4. Collected cans to recycle on several bike rides.
5. Rearranged my recipe cards into days of the week and months of the year, rather than in categories of “Drinks,” “Soups,” “Desserts,” etc. I hope this will help me to have a more seasonal menu plan, while not changing the basic plan much. This system is a lot like the Sidetracked Home Executives plan for cleaning, except I’ve used it for cooking instead. My goal is to find specific recipes for each month that will utilize fresh, in-season and on sale ingredients as much as possible. The rotating menu plan is something I’ve wanted to implement for a long time, but wasn’t sure how to organize it. If the note cards work as planned, I’ll refill the “weekly” tabs once a month with new recipes. Then when I go to cook each day, all of the recipes will be in one place. I’ll also be able to peek at the next day’s note cards to see if I need to thaw out any meat or start cooking anything the day before.
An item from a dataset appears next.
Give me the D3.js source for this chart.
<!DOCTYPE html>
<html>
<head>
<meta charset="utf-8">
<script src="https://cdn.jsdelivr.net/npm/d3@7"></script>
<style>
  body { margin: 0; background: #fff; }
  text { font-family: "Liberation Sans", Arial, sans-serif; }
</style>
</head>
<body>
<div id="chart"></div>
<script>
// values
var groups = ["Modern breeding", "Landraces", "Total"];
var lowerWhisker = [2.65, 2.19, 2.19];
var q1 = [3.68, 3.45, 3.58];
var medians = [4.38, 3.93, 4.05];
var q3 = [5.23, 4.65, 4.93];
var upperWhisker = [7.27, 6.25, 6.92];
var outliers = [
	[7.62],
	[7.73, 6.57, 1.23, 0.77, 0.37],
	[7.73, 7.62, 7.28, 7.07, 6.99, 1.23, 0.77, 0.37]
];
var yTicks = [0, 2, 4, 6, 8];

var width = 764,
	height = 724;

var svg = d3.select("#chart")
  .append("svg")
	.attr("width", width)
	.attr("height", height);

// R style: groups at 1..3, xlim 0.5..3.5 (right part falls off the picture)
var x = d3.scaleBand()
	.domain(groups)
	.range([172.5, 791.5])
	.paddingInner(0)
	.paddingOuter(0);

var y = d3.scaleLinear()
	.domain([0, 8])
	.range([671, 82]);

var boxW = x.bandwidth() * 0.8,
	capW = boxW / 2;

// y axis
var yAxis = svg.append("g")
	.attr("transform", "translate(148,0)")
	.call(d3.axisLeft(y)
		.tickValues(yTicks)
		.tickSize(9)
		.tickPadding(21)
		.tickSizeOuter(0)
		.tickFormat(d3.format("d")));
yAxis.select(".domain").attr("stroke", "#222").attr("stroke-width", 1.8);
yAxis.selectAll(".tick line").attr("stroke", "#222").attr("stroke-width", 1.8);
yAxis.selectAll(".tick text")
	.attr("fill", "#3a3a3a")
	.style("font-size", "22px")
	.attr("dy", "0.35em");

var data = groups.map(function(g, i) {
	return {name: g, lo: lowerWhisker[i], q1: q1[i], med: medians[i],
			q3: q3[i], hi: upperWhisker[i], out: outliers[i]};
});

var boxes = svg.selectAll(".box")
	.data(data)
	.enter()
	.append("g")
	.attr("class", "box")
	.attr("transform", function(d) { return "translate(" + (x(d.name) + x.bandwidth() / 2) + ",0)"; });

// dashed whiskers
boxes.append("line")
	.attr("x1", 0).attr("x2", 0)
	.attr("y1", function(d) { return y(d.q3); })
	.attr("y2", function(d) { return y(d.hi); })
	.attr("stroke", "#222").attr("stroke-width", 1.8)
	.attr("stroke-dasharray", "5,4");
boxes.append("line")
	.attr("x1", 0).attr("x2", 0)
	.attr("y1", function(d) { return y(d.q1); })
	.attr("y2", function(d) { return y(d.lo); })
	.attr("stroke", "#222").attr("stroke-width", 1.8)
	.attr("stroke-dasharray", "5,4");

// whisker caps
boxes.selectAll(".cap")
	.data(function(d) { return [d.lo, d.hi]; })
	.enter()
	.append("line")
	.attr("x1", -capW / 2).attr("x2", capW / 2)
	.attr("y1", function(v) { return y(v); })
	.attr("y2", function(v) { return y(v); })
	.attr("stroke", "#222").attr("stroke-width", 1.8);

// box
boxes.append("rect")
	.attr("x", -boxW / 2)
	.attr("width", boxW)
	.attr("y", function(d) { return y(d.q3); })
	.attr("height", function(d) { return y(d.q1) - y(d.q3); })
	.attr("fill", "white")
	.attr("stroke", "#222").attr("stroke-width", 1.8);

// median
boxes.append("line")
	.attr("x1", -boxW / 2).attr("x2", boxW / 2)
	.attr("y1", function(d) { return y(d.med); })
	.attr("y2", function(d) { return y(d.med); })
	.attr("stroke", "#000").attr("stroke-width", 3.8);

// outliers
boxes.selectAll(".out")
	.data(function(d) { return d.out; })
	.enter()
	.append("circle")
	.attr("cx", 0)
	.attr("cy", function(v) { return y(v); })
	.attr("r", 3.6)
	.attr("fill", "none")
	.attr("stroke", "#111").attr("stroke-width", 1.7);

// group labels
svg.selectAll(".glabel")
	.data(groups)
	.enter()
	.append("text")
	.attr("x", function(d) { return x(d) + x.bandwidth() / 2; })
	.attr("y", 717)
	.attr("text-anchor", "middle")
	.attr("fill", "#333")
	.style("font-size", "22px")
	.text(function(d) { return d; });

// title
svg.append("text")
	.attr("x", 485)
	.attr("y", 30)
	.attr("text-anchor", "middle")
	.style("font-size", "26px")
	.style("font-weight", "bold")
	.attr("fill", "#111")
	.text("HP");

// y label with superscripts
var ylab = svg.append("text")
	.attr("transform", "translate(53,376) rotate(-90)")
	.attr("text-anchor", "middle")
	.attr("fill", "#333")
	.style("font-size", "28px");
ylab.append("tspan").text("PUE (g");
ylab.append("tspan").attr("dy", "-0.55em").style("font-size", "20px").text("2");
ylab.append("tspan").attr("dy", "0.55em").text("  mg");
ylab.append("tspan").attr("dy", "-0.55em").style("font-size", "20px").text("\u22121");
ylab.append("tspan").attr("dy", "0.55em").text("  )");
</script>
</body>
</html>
6. Cloth diapers: I tested our water for hardness, and it came out at an average hardness of 250. I’ve been trying to resolve ammonia stink issues that developed over the last eight months. I stripped the diapers, which seemed to help a lot but didn’t entirely take away the stink. Supposedly your wash routine is not optimal if the diapers ever have stink issues, so I want to fix the problem and not have to strip again. Stripping isn’t particularly expensive or complicated, but it’s a hassle. It cost $5.00 for the bottle of Calgon, plus at least $1.00 for disposables that I had to use while stripping.
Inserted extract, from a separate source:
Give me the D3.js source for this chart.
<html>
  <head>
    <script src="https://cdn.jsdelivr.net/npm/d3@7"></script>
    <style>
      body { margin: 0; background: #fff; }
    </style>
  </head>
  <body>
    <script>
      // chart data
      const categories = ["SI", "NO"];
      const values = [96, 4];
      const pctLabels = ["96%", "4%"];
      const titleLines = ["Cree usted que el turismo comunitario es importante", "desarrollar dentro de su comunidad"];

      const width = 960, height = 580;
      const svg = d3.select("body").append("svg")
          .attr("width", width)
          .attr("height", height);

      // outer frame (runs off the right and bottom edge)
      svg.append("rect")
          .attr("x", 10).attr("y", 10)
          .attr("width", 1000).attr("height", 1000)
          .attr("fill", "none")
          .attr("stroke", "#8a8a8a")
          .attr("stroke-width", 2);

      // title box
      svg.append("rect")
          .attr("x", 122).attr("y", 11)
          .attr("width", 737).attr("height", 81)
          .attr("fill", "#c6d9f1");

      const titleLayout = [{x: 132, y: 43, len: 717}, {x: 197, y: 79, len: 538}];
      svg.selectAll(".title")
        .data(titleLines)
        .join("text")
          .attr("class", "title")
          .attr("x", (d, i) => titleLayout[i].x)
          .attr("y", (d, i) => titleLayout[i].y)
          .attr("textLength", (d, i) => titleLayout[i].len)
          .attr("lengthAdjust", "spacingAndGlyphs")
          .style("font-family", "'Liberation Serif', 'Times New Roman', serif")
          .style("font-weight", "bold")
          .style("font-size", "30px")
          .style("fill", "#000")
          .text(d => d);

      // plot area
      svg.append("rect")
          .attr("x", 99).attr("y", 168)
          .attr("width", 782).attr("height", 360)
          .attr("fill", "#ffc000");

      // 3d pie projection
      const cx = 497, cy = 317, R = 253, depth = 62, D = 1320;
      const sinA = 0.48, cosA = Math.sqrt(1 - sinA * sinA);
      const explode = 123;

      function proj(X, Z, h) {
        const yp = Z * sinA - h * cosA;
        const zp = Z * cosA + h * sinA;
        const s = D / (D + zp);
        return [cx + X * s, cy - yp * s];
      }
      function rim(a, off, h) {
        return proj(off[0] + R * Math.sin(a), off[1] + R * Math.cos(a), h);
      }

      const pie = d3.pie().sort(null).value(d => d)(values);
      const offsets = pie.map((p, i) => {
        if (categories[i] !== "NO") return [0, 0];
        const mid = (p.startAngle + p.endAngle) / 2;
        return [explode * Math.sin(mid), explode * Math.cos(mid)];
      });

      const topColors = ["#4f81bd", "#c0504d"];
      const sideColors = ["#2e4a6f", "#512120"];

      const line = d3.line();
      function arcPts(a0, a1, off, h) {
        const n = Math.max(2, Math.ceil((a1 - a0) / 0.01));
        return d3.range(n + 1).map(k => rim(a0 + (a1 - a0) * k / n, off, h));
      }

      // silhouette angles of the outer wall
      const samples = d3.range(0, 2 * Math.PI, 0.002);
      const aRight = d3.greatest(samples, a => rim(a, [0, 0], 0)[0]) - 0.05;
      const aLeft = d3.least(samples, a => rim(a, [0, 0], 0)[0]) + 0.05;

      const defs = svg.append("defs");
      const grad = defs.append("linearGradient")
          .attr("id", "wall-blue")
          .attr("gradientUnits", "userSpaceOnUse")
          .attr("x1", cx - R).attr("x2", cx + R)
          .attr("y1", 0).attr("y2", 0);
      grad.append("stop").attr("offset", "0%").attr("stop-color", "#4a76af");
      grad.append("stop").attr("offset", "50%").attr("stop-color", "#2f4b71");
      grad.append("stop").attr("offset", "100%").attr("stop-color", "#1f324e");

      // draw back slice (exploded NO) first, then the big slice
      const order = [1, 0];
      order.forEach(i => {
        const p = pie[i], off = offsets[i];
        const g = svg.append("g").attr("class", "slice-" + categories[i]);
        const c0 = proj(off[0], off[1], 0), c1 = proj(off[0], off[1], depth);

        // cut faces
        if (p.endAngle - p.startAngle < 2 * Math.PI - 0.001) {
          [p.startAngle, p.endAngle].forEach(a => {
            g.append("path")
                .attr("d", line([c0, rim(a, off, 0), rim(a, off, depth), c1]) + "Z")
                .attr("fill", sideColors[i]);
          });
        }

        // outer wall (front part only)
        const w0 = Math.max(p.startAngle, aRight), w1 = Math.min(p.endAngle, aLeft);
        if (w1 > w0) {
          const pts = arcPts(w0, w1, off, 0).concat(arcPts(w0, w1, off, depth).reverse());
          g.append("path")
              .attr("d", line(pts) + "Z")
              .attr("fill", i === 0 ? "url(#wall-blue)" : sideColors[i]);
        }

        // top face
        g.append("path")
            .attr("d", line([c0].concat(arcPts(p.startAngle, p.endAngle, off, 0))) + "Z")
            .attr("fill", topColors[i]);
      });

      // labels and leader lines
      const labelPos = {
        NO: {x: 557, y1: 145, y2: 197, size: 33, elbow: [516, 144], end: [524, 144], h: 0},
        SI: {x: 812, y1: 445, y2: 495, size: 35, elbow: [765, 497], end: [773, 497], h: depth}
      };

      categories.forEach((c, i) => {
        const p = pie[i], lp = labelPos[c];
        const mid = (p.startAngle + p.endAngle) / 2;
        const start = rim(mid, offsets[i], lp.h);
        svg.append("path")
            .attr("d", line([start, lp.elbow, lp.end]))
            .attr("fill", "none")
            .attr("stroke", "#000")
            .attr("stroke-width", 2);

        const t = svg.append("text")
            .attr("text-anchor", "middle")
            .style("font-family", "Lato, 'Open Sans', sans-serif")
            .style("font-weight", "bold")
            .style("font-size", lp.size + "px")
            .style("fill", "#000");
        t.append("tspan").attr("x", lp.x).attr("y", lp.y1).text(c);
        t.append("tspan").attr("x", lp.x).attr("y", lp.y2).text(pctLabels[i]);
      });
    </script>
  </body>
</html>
I also spent $29.00 on five new diapers from the Alva factory in China. We had some diapers poop out (haha) due to delamination, so I wanted to buy some more. I looked into some other different diaper options, but none were as cheap as the Alvas. Plus, I like the prints and how they fit.
As I continue to do cloth diapers, I hesitate to recommend it as a frugal activity for anyone besides first-time moms. At this point, I’ve spent at least $300.00 on cloth diaper related supplies—some of which worked, some of which didn’t. Diapers, inserts, pail liners, a sprayer, gloves and a spatula, more diapers and inserts, store-bought laundry soap, stripping supplies, special cloth-friendly clothing and clothing patterns. I’ve spent hours and hours crunching numbers, checking for deals, trying to fix issues like the ammonia stink one. I save less than $30.00 per month. Every time I buy new stuff for the stash, it cuts into savings. For example, I spent all of August’s savings on new diapers. Not only that, but I’m not saving 100% of the time because I still keep a small number of disposables on hand for road trips, stripping, severe rash, etc. Now I'm looking at adding water softener to the list, which would cost about $2.00 per week. I’m not saving as near much money as I originally thought I would.
I’m convinced that the big savings from cloth diapers come mostly from use on the second child, and subsequent children; after you’ve worked out a lot of the kinks in your system, and when you’re not burning through diapers from misuse or buying accessories willy-nilly to find what works best. That means that the key to saving money with cloth diapers is to make your diapers last as long as humanly possible, while carefully limiting the ongoing costs of laundry detergent, disposable liners, etc.
So yeah, I’m feeling a little burnt out on canning and ambivalent about our cloth diapers. But excited about other things, like fall and new gardening projects and my birthday coming up. It’s important to re-evaluate what you’re doing at regular intervals to see if it’s still a good fit. Why settle for good when there is a “best” still out there?